YES campaign force CUSU to campaign for class lists

It’ll be up to CUSU to make sure the opt-out happens

class lists council CUSU democracy force Students University of Cambridge

To confirm the victory for class lists last week, a motion was submitted to confirm that CUSU would campaign for them to stay. 

Campaigners from Save the Class Lists and the YES Campaign, Nicholas Taylor and Jack Drury put forward a motion to CUSU council which asked CUSU to send a fly-sheet to Regent House members. The motion wanted CUSU to confirm ‘that the student referendum must be respected’ and the the Grace passed by the University Council was inconsistent with the views of students.

It’s up to Fellows to decide the class lists’ final fate, with a vote due later this term. The Vice-Chancellor seems to have submitted the Grace to abolish the class lists because CUSU Council last year voted unanimously to get rid of them.  The University Council passed a Grace (yes, we’re confused by these terms too, but just go with it) which confirmed the abolition of Class Lists.

How terrifying

The Class Lists referendum last week – which decided ‘CUSU should campaign to keep the Class List with an easier, opt out process’ – passed with a Yes vote of 55.34%. This was the second largest mandate in CUSU history and called into question the representativeness of CUSU Council. Amatey himself said that Council should “constantly think about how best to represent students” and use this result as an opportunity for reflection.

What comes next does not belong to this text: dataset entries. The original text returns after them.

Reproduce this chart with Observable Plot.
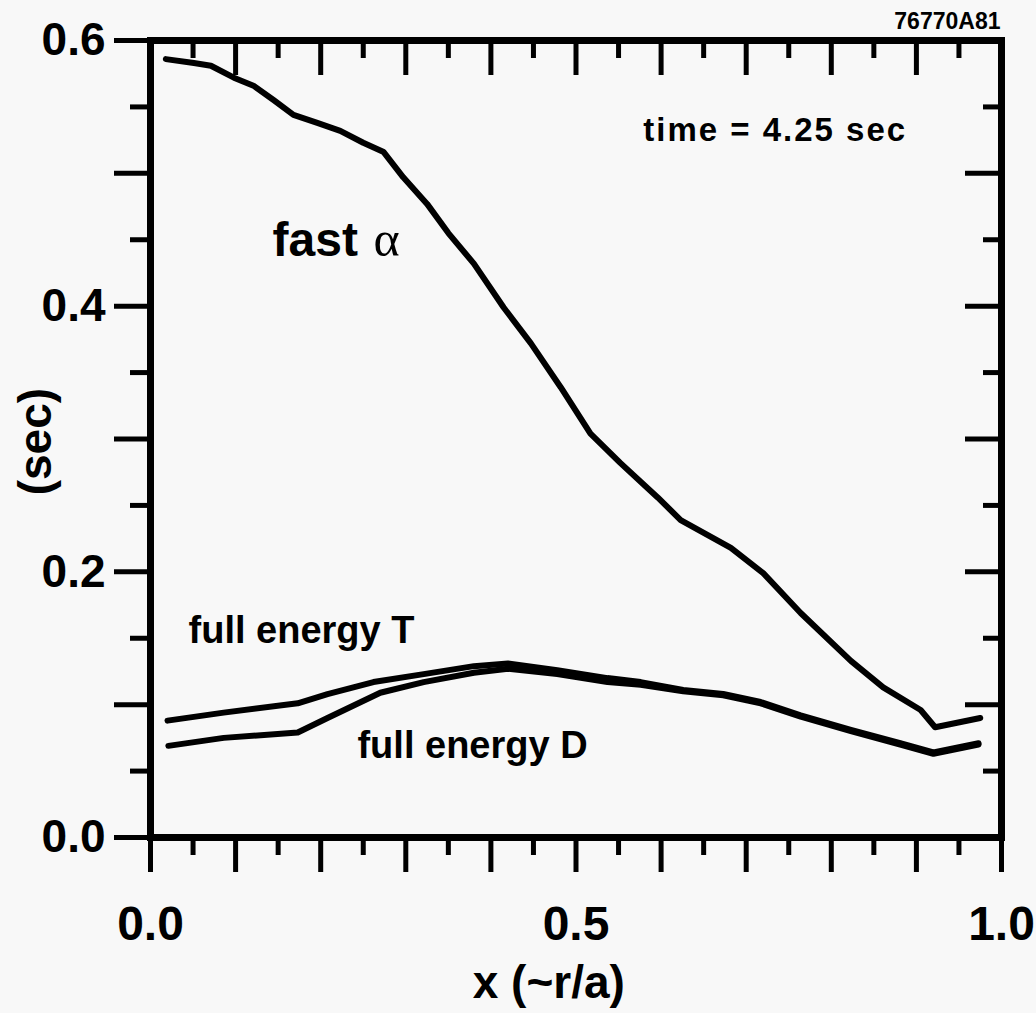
<!DOCTYPE html>
<html>
<head>
<meta charset="utf-8">
<script src="https://cdn.jsdelivr.net/npm/d3@7"></script>
<script src="https://cdn.jsdelivr.net/npm/@observablehq/plot@0.6"></script>
<style>
  html, body { margin: 0; padding: 0; background: #f8f8f8; }
  #chart { width: 1036px; height: 1013px; }
</style>
</head>
<body>
<div id="chart"></div>
<script>
// ---- data ----
const alphaX = [0.018,0.051,0.071,0.098,0.121,0.145,0.168,0.196,0.223,0.250,0.274,0.297,0.325,0.350,0.380,0.415,0.447,0.482,0.517,0.552,0.596,0.623,0.682,0.720,0.764,0.823,0.861,0.905,0.922,0.975];
const alphaY = [0.586,0.583,0.581,0.572,0.566,0.555,0.544,0.538,0.532,0.523,0.516,0.497,0.477,0.455,0.432,0.399,0.372,0.339,0.304,0.282,0.256,0.239,0.218,0.199,0.169,0.133,0.113,0.096,0.083,0.090];
const tX = [0.020,0.086,0.173,0.208,0.262,0.321,0.380,0.420,0.478,0.537,0.576,0.626,0.673,0.717,0.764,0.823,0.881,0.920,0.973];
const tY = [0.088,0.094,0.101,0.108,0.117,0.123,0.129,0.131,0.126,0.120,0.117,0.111,0.108,0.102,0.092,0.081,0.071,0.064,0.071];
const dX = [0.021,0.086,0.173,0.208,0.270,0.321,0.380,0.420,0.478,0.537,0.576,0.626,0.673,0.717,0.764,0.823,0.881,0.920,0.973];
const dY = [0.069,0.075,0.079,0.090,0.109,0.117,0.124,0.127,0.123,0.117,0.115,0.110,0.107,0.101,0.091,0.080,0.070,0.063,0.070];

// ticks
const xMajor = [0,0.1,0.2,0.3,0.4,0.5,0.6,0.7,0.8,0.9,1.0];
const xMinor = [0.05,0.15,0.25,0.35,0.45,0.55,0.65,0.75,0.85,0.95];
const xLabels = [0,0.5,1.0];
const yMajor = [0,0.1,0.2,0.3,0.4,0.5,0.6];
const yMinor = [0.05,0.15,0.25,0.35,0.45,0.55];
const yLabels = [0,0.2,0.4,0.6];

// annotations
const xTitle = "x (~r/a)";
const yTitle = "(sec)";
const figId = "76770A81";
const timeNote = "time = 4.25 sec";
const alphaName = ["fast", "\u03B1"];
const tName = "full energy T";
const dName = "full energy D";

const toRows = (xs, ys) => xs.map((x, i) => ({x, y: ys[i]}));

const W = 1036, H = 1013;
const mL = 150, mR = 35, mT = 40, mB = 176;
const innerW = W - mL - mR, innerH = H - mT - mB;
const font = "'Liberation Sans', Arial, Helvetica, sans-serif";

const plot = Plot.plot({
  width: W,
  height: H,
  marginLeft: mL,
  marginRight: mR,
  marginTop: mT,
  marginBottom: mB,
  style: {background: "#f8f8f8", fontFamily: font, color: "#000"},
  x: {domain: [0, 1]},
  y: {domain: [0, 0.6]},
  marks: [
    // outward ticks bottom / left
    Plot.axisX(xMajor, {anchor: "bottom", tickSize: 35, tickFormat: () => "", strokeWidth: 5, label: null}),
    Plot.axisX(xMinor, {anchor: "bottom", tickSize: 18, tickFormat: () => "", strokeWidth: 5, label: null}),
    Plot.axisY(yMajor, {anchor: "left", tickSize: 36, tickFormat: () => "", strokeWidth: 5, label: null}),
    Plot.axisY(yMinor, {anchor: "left", tickSize: 20, tickFormat: () => "", strokeWidth: 5, label: null}),
    // inward ticks top / right
    Plot.tickX(xMajor, {x: d => d, insetBottom: innerH - 35, strokeWidth: 5}),
    Plot.tickX(xMinor, {x: d => d, insetBottom: innerH - 18, strokeWidth: 5}),
    Plot.tickY(yMajor, {y: d => d, insetLeft: innerW - 36, strokeWidth: 5}),
    Plot.tickY(yMinor, {y: d => d, insetLeft: innerW - 18, strokeWidth: 5}),
    // tick labels
    Plot.axisX(xLabels, {anchor: "bottom", tickSize: 0, tickPadding: 68, tickFormat: d => d.toFixed(1),
      fontSize: 48, fontWeight: "bold", label: null}),
    Plot.axisY(yLabels, {anchor: "left", tickSize: 0, tickPadding: 45, tickFormat: d => d.toFixed(1),
      fontSize: 46, fontWeight: "bold", label: null}),
    Plot.frame({strokeWidth: 7}),
    // curves
    Plot.line(toRows(alphaX, alphaY), {x: "x", y: "y", strokeWidth: 6, strokeLinejoin: "round", strokeLinecap: "round"}),
    Plot.line(toRows(tX, tY), {x: "x", y: "y", strokeWidth: 6, strokeLinejoin: "round", strokeLinecap: "round"}),
    Plot.line(toRows(dX, dY), {x: "x", y: "y", strokeWidth: 6, strokeLinejoin: "round", strokeLinecap: "round"}),
    // annotations
    Plot.text([alphaName[0]], {x: 0.1434, y: 0.438, text: d => d, textAnchor: "start", lineAnchor: "bottom",
      fontSize: 48, fontWeight: "bold"}),
    Plot.text([alphaName[1]], {x: 0.262, y: 0.438, text: d => d, textAnchor: "start", lineAnchor: "bottom",
      fontSize: 50, fontFamily: "'Liberation Serif', 'DejaVu Serif', 'Times New Roman', serif"}),
    Plot.text([timeNote], {x: 0.579, y: 0.5247, text: d => d, textAnchor: "start", lineAnchor: "bottom",
      fontSize: 33, fontWeight: "bold"}),
    Plot.text([tName], {x: 0.0447, y: 0.1468, text: d => d, textAnchor: "start", lineAnchor: "bottom",
      fontSize: 38, fontWeight: "bold"}),
    Plot.text([dName], {x: 0.2432, y: 0.0602, text: d => d, textAnchor: "start", lineAnchor: "bottom",
      fontSize: 38, fontWeight: "bold"}),
    Plot.text([figId], {x: 0.9988, y: 0.609, text: d => d, textAnchor: "end", lineAnchor: "bottom",
      fontSize: 23, fontWeight: "bold"}),
    Plot.text([xTitle], {x: 0.468, frameAnchor: "bottom", dy: 160, text: d => d, textAnchor: "middle", lineAnchor: "bottom",
      fontSize: 46, fontWeight: "bold"}),
    Plot.text([yTitle], {y: 0.298, frameAnchor: "left", dx: -114, text: d => d, rotate: -90, textAnchor: "middle", lineAnchor: "middle",
      fontSize: 46, fontWeight: "bold"})
  ]
});

// wider tracking for the time note, as in the original figure
d3.select(plot).selectAll("text").each(function () {
  if (this.textContent === timeNote) this.setAttribute("letter-spacing", "2px");
});

document.getElementById("chart").appendChild(plot);
</script>
</body>
</html>
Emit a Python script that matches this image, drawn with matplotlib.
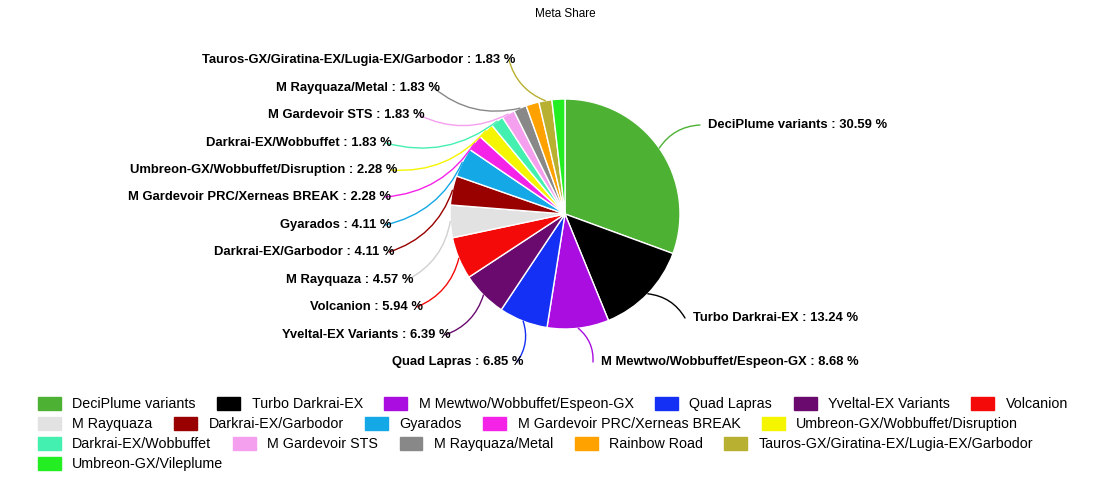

Much representation. Very power.

It was agreed – in amendments to the motion – that CUSU would emphasise that students didn’t vote for the current situation. To keep the class lists in any form, the current Grace has to be voted down, and then it’s up to CUSU to emphasise at University Council that students want an unconditional opt-out. Amatey confirmed that the concerns of the 44% who wanted to abolish the system would be heard.

In an interesting reflection on CUSU’s view of their own influence (or lack thereof) within the university, the Education Officer, Roberta, was very pessimistic about the possibility of getting the opt-out system in place.

The motion passed in the end with a clear majority. There were very few nos and five abstentions, a clear reversal from last year’s vote.